本文解决多变量(三个)的线性回归问题,理论文档参考:http://openclassroom.stanford.edu/MainFolder/DocumentPage.php?course=MachineLearning&doc=exercises/ex3/ex3.html。自变量为房间的面积和卧室个数,预测相应的价格。样本大小为47。通过线性回归预测当面积为1650和卧室数为3个时,对应的房子价格。
本实验通过改变学习速度α,看代价函数和迭代次数的关系决定哪个学习速度α最优,从而决定参数的选择。
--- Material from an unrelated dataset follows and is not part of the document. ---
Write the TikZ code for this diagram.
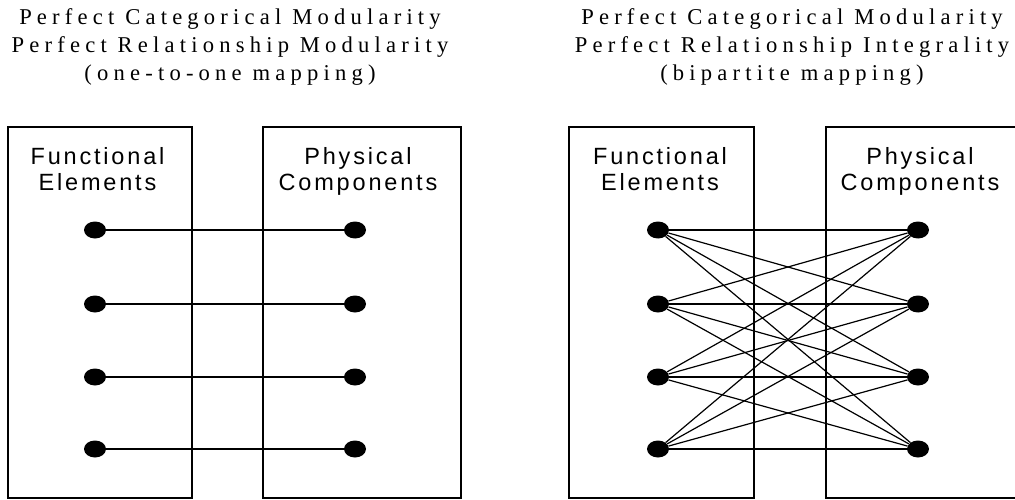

% This file deals linear regression for three variates
% Gradient descent
format long
clc,clear,close all;
x = load('ex3x.dat');
y = load('ex3y.dat');
x = [ones(size(x(:, 1))), x]; % add x0 = 1 intercept term for constant vari theta0
x1 = x;
y1 = y;
[m, n] = size(x);
sigma = std(x); % standard deviations
avg = mean(x); % means
x(:, 2) = (x(:, 2) - avg(2))./ sigma(2);
x(:, 3) = (x(:, 3) - avg(3))./ sigma(3);
iter = 100; % iteration number
alpha = [0.01, 0.03, 0.1, 0.3, 1, 1.2, 1.3]; % descend rate
theta = zeros(n, 1); % optimal theta
color = {'r','g','b','k','--r','--g','--b'};
figure;
for alphaTemp = 1 : length(alpha)
thetaTemp = zeros(n, 1);
J_val = zeros(iter, 1);
for temp = 1 : iter
J_val(temp) = 1 / (2 * m) * (x * thetaTemp - y)' * (x * thetaTemp - y);
thetaTemp = thetaTemp - alpha(alphaTemp) / m * x' * (x * thetaTemp - y);
end
hold on, plot(0 : 50 - 1, J_val(1 : 50), char(color(alphaTemp)), 'LineWidth', 2);
RMS(alphaTemp) = sqrt((x * thetaTemp - y)' * (x * thetaTemp - y) / m);
if (1 == alpha(alphaTemp)) % optimal theta
theta = thetaTemp
end
end
RMS
legend('0.01', '0.03', '0.1', '0.3', '1', '1.2', '1.3');
xlabel('Number of iterations');
ylabel('Cost function');
price = theta'*[1 (1650-avg(2))/sigma(2) (3-avg(3))/sigma(3)]'
% Normal equations
theta1 = inv((x1'*x1))*x1'*y1
price1 = theta1'*[1 1650 3]'
对于梯度下降法得到的数据如下:
其实在RMS中,我们可以看到当α=1和1.2时,其均方差是一样的,为什么选择1呢?来看一下学习速度图:
很明显,α=1要比α=1.2下降的更快,所以选择α=1。
对于公式法得到的参数,可以看出两者预测价格是一致的。